The ACLU announced Wednesday that it was filing suit against the Washington Metropolitan Area Transit Authority (WMATA) on behalf of four plaintiffs, including itself, who were denied advertising space by the government agency. The other plaintiffs are People for the Ethical Treatment of Animals (PETA), a local abortion provider, and noted troll Milo Yiannopoulos. (Something for everyone to hate!)
All of the groups had ads rejected by Metro for running afoul of its policy against advertisements that are "issues-oriented" or "intended to influence members of the public regarding an issue on which there are varying opinions." Metro rejected several ACLU ads in 2016 and 2017, for example, that displayed the text of the First Amendment in several languages. In Yiannopoulos' case, Metro placed ads for his recent simulacrum of book, but took them down after it received complaints.
The ACLU argues the rules are unconstitutionally vague and restrictive, violating the First Amendment.
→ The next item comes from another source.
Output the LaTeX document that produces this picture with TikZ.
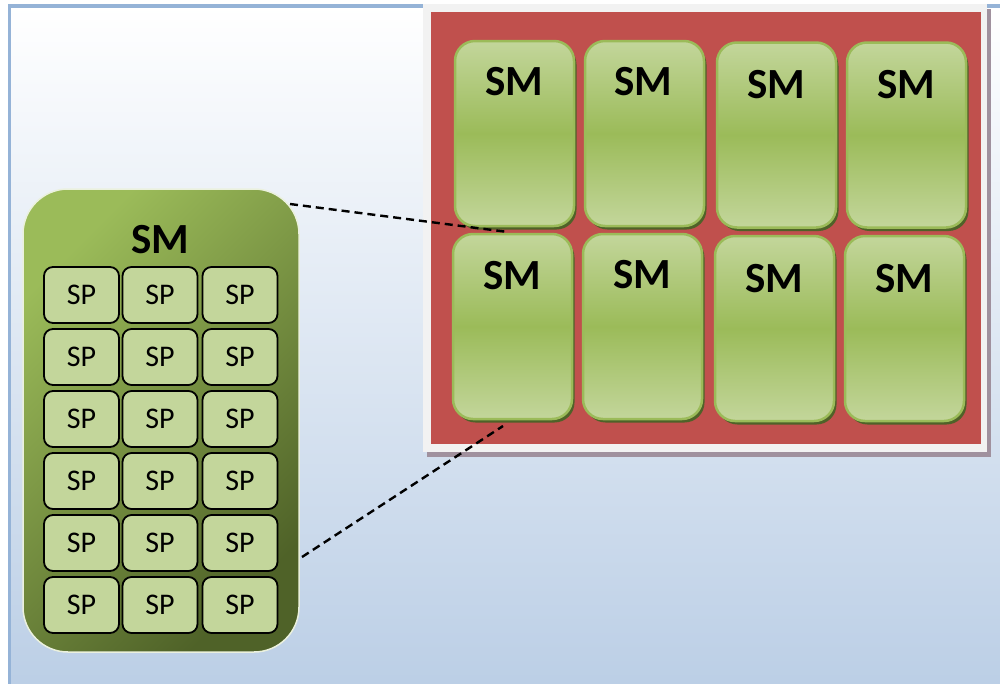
\documentclass[tikz,border=0pt]{standalone}
\usepackage{fontspec}
\setmainfont{Carlito}
\usetikzlibrary{shadows}
\definecolor{panelborder}{HTML}{95B3D7}
\definecolor{panelbot}{HTML}{B9CDE5}
\definecolor{framefill}{HTML}{F2F2F2}
\definecolor{frameshadow}{RGB}{160,145,158}
\definecolor{gpured}{HTML}{C0504D}
\definecolor{smlight}{HTML}{C3D69B}
\definecolor{smmid}{HTML}{9BBB59}
\definecolor{smdark}{HTML}{4F6228}
\definecolor{bigedge}{HTML}{EBF1DE}
\begin{document}
\begin{tikzpicture}[x=1pt,y=-1pt,
  framebox/.style={fill=framefill, minimum width=564pt, minimum height=448pt, inner sep=0pt,
    drop shadow={shadow xshift=4pt, shadow yshift=-5pt, fill=frameshadow, opacity=1}},
  diebox/.style={fill=gpured, minimum width=550pt, minimum height=432pt, inner sep=0pt},
  smbox/.style={draw=smmid, line width=2.5pt, rounded corners=20pt,
    minimum width=119pt, minimum height=185pt, inner sep=0pt,
    top color=smlight, bottom color=smlight, middle color=smmid,
    drop shadow={shadow xshift=2.5pt, shadow yshift=-3.5pt, fill=smdark, opacity=1}},
  smlabel/.style={font=\bfseries\fontsize{43}{43}\selectfont, inner sep=0pt},
  bigsm/.style={draw=bigedge, line width=1.5pt, rounded corners=45pt,
    minimum width=276pt, minimum height=463pt, inner sep=0pt,
    top color=smmid, bottom color=smdark, shading angle=45},
  spcell/.style={draw=black, line width=1.8pt, fill=smlight, rounded corners=9pt,
    minimum width=75pt, minimum height=56pt, inner sep=0pt,
    font=\fontsize{30}{30}\selectfont},
  connector/.style={draw=black, line width=2.4pt, dash pattern=on 8pt off 5pt}
]
\useasboundingbox (0,0) rectangle (1000,683);
\clip (0,0) rectangle (1000,683);
\fill[white] (0,0) rectangle (1000,683);
% background panel
\path[draw=panelborder, line width=3.5pt, top color=white, bottom color=panelbot]
  (9.5,6) rectangle (1020,710);

% chip frame
\node[framebox] (frame) at (705,228) {};
\node[diebox] (die) at (706,228) {};

% SM boxes
\node[smbox] (smA) at (514.5,133.5) {};
\node[smbox] (smB) at (644.5,133.5) {};
\node[smbox] (smC) at (776.5,135) {};
\node[smbox] (smD) at (906.5,135) {};
\node[smbox] (smE) at (512.5,326.5) {};
\node[smbox] (smF) at (642.5,326.5) {};
\node[smbox] (smG) at (774.5,328.5) {};
\node[smbox] (smH) at (904.5,328.5) {};
\node[smlabel] (lA) at (514,82) {SM};
\node[smlabel] (lB) at (643,82) {SM};
\node[smlabel] (lC) at (776,85) {SM};
\node[smlabel] (lD) at (906,85) {SM};
\node[smlabel] (lE) at (512,276) {SM};
\node[smlabel] (lF) at (642,275) {SM};
\node[smlabel] (lG) at (774,279) {SM};
\node[smlabel] (lH) at (904,279) {SM};

% enlarged SM
\node[bigsm] (big) at (161,420.5) {};
\node[smlabel] (bigl) at (160,240) {SM};
\foreach \r/\yy in {1/296,2/358,3/420,4/482,5/544,6/606}{
  \foreach \c/\xx in {1/81.5,2/160,3/240}{
    \node[spcell] (sp\r\c) at (\xx,\yy-1) {SP};
  }
}

% zoom lines
\coordinate (zA) at (290,204);
\coordinate (zB) at (508,232);
\coordinate (zC) at (302,557);
\coordinate (zD) at (503,426);
\draw[connector] (zA) -- (zB);
\draw[connector] (zC) -- (zD);
\end{tikzpicture}
\end{document}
"The four plaintiffs in this case perfectly illustrate the indivisibility of the First Amendment," Lee Rowland, a senior staff attorney with the ACLU, said in a statement. "In its zeal to avoid hosting offensive and hateful speech, the government has eliminated speech that makes us think, including the text of the First Amendment itself. The ACLU could not more strongly disagree with the values that Milo Yiannopoulos espouses, but we can't allow the government to pick and choose which viewpoints are acceptable."
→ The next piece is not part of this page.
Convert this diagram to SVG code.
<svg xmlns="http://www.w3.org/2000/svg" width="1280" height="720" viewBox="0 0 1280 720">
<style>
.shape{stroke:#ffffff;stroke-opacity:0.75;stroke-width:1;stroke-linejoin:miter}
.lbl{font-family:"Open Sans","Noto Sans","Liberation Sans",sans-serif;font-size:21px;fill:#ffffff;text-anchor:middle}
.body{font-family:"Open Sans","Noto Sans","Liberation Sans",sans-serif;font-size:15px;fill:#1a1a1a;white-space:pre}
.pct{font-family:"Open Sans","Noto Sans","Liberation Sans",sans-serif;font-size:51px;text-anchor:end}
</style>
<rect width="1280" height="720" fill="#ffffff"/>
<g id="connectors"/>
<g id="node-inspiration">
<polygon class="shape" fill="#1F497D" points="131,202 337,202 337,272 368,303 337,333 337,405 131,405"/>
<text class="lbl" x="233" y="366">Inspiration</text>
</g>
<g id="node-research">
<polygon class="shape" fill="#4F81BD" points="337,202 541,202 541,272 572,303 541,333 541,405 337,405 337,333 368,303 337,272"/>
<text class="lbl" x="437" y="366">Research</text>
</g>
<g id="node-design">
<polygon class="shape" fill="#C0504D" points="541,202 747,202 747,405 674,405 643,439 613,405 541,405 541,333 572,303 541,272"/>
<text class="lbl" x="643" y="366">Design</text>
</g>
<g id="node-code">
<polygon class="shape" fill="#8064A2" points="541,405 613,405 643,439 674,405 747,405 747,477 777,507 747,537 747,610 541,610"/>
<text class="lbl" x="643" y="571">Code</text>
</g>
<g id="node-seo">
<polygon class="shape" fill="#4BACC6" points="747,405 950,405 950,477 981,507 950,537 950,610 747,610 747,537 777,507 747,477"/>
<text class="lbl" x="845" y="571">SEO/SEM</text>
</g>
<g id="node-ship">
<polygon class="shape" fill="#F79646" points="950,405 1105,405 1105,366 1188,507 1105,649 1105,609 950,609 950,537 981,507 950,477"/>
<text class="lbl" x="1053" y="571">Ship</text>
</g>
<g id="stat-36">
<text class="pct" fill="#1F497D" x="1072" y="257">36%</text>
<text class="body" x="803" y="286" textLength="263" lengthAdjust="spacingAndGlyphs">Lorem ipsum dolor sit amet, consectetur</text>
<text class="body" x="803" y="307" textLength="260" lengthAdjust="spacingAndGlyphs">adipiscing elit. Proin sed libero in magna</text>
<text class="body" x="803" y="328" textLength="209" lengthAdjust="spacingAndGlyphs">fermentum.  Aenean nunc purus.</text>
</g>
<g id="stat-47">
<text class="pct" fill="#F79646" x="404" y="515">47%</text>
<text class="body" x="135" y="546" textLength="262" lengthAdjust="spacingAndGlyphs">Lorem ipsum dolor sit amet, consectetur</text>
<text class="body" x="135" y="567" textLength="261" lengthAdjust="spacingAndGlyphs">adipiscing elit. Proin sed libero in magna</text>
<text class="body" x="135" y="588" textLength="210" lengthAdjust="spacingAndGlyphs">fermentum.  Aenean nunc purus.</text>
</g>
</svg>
Metro adopted those guidelines after anti-Islam activist Pamela Geller attempted to purchase ads on Metro in 2015 that showed a cartoon of the prophet Mohammed.
The new rules' results were entirely predictable: Metro employees, tasked with determining what is too controversial for the mores of morning commuters, restricted speech based on undefinable terms and inconsistent guidelines. They err on the side of censorship because their jobs depend on it, and because there's always someone somewhere waiting to be offended.
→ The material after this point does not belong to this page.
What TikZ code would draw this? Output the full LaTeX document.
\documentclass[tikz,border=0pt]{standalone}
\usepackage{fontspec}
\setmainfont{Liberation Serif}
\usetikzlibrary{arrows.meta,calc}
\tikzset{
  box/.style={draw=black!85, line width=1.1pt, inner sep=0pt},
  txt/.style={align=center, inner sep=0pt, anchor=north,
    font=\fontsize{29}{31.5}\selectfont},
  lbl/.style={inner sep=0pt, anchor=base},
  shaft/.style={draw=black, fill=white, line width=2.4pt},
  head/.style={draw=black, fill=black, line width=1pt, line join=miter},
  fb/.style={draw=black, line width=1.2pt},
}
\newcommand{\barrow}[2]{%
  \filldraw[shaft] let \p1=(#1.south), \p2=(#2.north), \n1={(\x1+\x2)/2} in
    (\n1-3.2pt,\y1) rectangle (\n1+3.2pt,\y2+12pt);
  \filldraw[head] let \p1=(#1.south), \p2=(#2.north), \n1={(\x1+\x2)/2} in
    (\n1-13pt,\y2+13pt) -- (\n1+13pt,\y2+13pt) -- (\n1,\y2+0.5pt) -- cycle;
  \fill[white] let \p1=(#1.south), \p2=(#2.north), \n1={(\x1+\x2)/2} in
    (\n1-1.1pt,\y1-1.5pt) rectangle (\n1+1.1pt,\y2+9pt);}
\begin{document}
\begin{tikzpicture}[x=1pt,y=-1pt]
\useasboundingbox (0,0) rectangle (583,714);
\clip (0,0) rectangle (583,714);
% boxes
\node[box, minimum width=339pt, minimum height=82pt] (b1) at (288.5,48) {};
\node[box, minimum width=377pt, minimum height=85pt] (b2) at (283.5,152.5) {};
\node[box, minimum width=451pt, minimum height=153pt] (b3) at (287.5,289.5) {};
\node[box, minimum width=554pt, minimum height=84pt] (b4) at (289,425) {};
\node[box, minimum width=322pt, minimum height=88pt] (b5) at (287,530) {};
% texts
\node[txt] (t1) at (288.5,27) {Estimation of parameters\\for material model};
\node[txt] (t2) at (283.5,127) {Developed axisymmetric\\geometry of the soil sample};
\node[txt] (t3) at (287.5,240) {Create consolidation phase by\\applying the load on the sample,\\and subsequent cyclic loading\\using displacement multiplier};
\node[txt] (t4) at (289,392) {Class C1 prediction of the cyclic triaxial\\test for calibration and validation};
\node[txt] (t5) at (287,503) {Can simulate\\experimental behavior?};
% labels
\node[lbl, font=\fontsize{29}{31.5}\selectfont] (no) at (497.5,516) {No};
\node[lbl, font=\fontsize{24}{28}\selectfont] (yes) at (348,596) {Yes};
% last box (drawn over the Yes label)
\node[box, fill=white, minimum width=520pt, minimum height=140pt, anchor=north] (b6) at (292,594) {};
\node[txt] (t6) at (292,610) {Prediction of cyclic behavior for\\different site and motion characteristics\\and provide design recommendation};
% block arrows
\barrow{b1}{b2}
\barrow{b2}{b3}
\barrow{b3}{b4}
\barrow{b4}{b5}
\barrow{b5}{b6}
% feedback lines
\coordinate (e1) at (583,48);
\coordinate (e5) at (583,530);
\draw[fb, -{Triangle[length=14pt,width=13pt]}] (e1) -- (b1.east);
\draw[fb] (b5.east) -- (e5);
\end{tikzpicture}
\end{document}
Note that Metro does not consider the ubiquitous ads for Pentagon contractors such as Northrop Grumman and Raytheon to be "issue-oriented," even though they are clearly placed to influence legislators and bureaucrats, because those ads have a profit motive at heart. Apparently the text of the First Amendment is a policy issue on which sides disagree, but an ad for a taxpayer-funded F-35 at the Pentagon Metro stop is just a marketing opportunity.
The ACLU's lawsuit is a laudable continuation of the sort of work that defined the organization: fighting for free speech in cases that others lack either the principles or the stomach to stand up for.
It's all the more important because there is increasing pressure to abandon free speech as an unfettered good—and the pressure isn't just coming from the outside. One ACLU lawyer, Chase Strangio, released a personal statement on Twitter yesterday explaining why he thinks the ACLU was wrong to defend Yiannopoulos' First Amendment rights. His statement included a curious sentence: "Though his ability to speak is protected by the First Amendment, I don't believe in protecting principle for the sake of principle in all cases."
That's a confused way of saying he's unprincipled, since the entire point of principles is they don't change according to circumstance.
Fortunately, there is still enough principle left at the ACLU to fight for controversial speech and against dumb government rules.